--- Data ---

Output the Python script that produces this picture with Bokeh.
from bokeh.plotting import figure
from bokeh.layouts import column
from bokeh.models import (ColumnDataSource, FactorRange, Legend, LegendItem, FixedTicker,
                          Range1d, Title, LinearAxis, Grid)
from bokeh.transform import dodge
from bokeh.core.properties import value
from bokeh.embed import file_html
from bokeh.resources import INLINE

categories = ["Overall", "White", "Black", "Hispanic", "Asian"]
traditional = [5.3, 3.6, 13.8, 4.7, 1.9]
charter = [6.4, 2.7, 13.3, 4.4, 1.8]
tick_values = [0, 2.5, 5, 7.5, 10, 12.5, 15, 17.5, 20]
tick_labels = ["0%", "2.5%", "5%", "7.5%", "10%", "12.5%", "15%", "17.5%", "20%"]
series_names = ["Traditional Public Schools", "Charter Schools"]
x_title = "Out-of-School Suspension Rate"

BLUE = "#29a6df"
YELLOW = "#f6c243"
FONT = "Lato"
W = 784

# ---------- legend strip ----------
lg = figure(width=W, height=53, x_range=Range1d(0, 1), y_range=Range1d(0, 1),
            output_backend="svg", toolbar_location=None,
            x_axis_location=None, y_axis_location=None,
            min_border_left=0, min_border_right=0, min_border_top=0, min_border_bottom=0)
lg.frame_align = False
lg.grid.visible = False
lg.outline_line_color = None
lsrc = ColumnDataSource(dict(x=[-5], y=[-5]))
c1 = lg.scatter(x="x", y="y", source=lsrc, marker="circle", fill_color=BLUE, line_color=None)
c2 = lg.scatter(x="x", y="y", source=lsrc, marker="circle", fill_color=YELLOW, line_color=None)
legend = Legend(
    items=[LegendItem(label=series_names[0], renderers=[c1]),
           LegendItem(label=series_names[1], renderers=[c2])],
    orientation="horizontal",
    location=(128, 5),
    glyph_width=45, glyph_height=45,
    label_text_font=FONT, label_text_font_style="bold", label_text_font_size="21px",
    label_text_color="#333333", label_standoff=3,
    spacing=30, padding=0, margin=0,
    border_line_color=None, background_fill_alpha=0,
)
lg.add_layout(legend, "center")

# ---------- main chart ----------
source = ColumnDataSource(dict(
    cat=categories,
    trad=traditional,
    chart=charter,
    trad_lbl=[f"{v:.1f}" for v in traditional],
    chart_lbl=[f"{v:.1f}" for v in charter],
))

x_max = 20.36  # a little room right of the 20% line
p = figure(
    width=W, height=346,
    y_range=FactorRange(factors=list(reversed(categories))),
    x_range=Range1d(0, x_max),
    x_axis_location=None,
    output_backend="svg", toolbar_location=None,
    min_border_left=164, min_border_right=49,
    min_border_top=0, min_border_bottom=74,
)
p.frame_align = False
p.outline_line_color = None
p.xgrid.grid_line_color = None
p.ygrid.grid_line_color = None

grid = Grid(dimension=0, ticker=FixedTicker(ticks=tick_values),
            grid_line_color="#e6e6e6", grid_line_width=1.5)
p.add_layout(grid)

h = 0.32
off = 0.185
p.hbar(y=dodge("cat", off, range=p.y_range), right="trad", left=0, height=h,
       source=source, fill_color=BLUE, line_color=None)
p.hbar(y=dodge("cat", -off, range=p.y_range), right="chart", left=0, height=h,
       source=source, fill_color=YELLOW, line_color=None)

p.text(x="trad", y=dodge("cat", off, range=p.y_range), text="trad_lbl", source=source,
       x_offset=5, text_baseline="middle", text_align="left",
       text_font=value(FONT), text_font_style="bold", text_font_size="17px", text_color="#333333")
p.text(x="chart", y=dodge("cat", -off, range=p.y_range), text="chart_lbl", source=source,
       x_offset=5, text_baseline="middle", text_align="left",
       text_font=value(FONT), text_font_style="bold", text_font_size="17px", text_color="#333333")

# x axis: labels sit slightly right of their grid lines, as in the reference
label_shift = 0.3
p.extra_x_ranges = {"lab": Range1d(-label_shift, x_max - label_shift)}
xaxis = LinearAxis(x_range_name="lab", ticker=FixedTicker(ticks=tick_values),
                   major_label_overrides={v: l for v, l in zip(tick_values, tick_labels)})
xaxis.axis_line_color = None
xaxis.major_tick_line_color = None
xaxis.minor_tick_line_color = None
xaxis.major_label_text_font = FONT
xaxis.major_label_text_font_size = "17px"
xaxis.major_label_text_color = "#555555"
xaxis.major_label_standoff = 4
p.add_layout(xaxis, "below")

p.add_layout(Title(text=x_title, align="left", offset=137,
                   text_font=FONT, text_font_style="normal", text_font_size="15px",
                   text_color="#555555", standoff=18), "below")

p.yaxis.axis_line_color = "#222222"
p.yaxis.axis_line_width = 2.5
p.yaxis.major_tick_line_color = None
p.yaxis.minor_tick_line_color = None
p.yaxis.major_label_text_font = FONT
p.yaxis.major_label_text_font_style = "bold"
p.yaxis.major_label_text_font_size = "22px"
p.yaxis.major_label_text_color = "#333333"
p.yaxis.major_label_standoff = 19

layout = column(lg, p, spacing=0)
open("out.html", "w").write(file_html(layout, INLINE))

---

Exercise description => Return the listing above in its exact form.

Full response =>
Output the Python script that produces this picture with Bokeh.
from bokeh.plotting import figure
from bokeh.layouts import column
from bokeh.models import (ColumnDataSource, FactorRange, Legend, LegendItem, FixedTicker,
                          Range1d, Title, LinearAxis, Grid)
from bokeh.transform import dodge
from bokeh.core.properties import value
from bokeh.embed import file_html
from bokeh.resources import INLINE

categories = ["Overall", "White", "Black", "Hispanic", "Asian"]
traditional = [5.3, 3.6, 13.8, 4.7, 1.9]
charter = [6.4, 2.7, 13.3, 4.4, 1.8]
tick_values = [0, 2.5, 5, 7.5, 10, 12.5, 15, 17.5, 20]
tick_labels = ["0%", "2.5%", "5%", "7.5%", "10%", "12.5%", "15%", "17.5%", "20%"]
series_names = ["Traditional Public Schools", "Charter Schools"]
x_title = "Out-of-School Suspension Rate"

BLUE = "#29a6df"
YELLOW = "#f6c243"
FONT = "Lato"
W = 784

# ---------- legend strip ----------
lg = figure(width=W, height=53, x_range=Range1d(0, 1), y_range=Range1d(0, 1),
            output_backend="svg", toolbar_location=None,
            x_axis_location=None, y_axis_location=None,
            min_border_left=0, min_border_right=0, min_border_top=0, min_border_bottom=0)
lg.frame_align = False
lg.grid.visible = False
lg.outline_line_color = None
lsrc = ColumnDataSource(dict(x=[-5], y=[-5]))
c1 = lg.scatter(x="x", y="y", source=lsrc, marker="circle", fill_color=BLUE, line_color=None)
c2 = lg.scatter(x="x", y="y", source=lsrc, marker="circle", fill_color=YELLOW, line_color=None)
legend = Legend(
    items=[LegendItem(label=series_names[0], renderers=[c1]),
           LegendItem(label=series_names[1], renderers=[c2])],
    orientation="horizontal",
    location=(128, 5),
    glyph_width=45, glyph_height=45,
    label_text_font=FONT, label_text_font_style="bold", label_text_font_size="21px",
    label_text_color="#333333", label_standoff=3,
    spacing=30, padding=0, margin=0,
    border_line_color=None, background_fill_alpha=0,
)
lg.add_layout(legend, "center")

# ---------- main chart ----------
source = ColumnDataSource(dict(
    cat=categories,
    trad=traditional,
    chart=charter,
    trad_lbl=[f"{v:.1f}" for v in traditional],
    chart_lbl=[f"{v:.1f}" for v in charter],
))

x_max = 20.36  # a little room right of the 20% line
p = figure(
    width=W, height=346,
    y_range=FactorRange(factors=list(reversed(categories))),
    x_range=Range1d(0, x_max),
    x_axis_location=None,
    output_backend="svg", toolbar_location=None,
    min_border_left=164, min_border_right=49,
    min_border_top=0, min_border_bottom=74,
)
p.frame_align = False
p.outline_line_color = None
p.xgrid.grid_line_color = None
p.ygrid.grid_line_color = None

grid = Grid(dimension=0, ticker=FixedTicker(ticks=tick_values),
            grid_line_color="#e6e6e6", grid_line_width=1.5)
p.add_layout(grid)

h = 0.32
off = 0.185
p.hbar(y=dodge("cat", off, range=p.y_range), right="trad", left=0, height=h,
       source=source, fill_color=BLUE, line_color=None)
p.hbar(y=dodge("cat", -off, range=p.y_range), right="chart", left=0, height=h,
       source=source, fill_color=YELLOW, line_color=None)

p.text(x="trad", y=dodge("cat", off, range=p.y_range), text="trad_lbl", source=source,
       x_offset=5, text_baseline="middle", text_align="left",
       text_font=value(FONT), text_font_style="bold", text_font_size="17px", text_color="#333333")
p.text(x="chart", y=dodge("cat", -off, range=p.y_range), text="chart_lbl", source=source,
       x_offset=5, text_baseline="middle", text_align="left",
       text_font=value(FONT), text_font_style="bold", text_font_size="17px", text_color="#333333")

# x axis: labels sit slightly right of their grid lines, as in the reference
label_shift = 0.3
p.extra_x_ranges = {"lab": Range1d(-label_shift, x_max - label_shift)}
xaxis = LinearAxis(x_range_name="lab", ticker=FixedTicker(ticks=tick_values),
                   major_label_overrides={v: l for v, l in zip(tick_values, tick_labels)})
xaxis.axis_line_color = None
xaxis.major_tick_line_color = None
xaxis.minor_tick_line_color = None
xaxis.major_label_text_font = FONT
xaxis.major_label_text_font_size = "17px"
xaxis.major_label_text_color = "#555555"
xaxis.major_label_standoff = 4
p.add_layout(xaxis, "below")

p.add_layout(Title(text=x_title, align="left", offset=137,
                   text_font=FONT, text_font_style="normal", text_font_size="15px",
                   text_color="#555555", standoff=18), "below")

p.yaxis.axis_line_color = "#222222"
p.yaxis.axis_line_width = 2.5
p.yaxis.major_tick_line_color = None
p.yaxis.minor_tick_line_color = None
p.yaxis.major_label_text_font = FONT
p.yaxis.major_label_text_font_style = "bold"
p.yaxis.major_label_text_font_size = "22px"
p.yaxis.major_label_text_color = "#333333"
p.yaxis.major_label_standoff = 19

layout = column(lg, p, spacing=0)
open("out.html", "w").write(file_html(layout, INLINE))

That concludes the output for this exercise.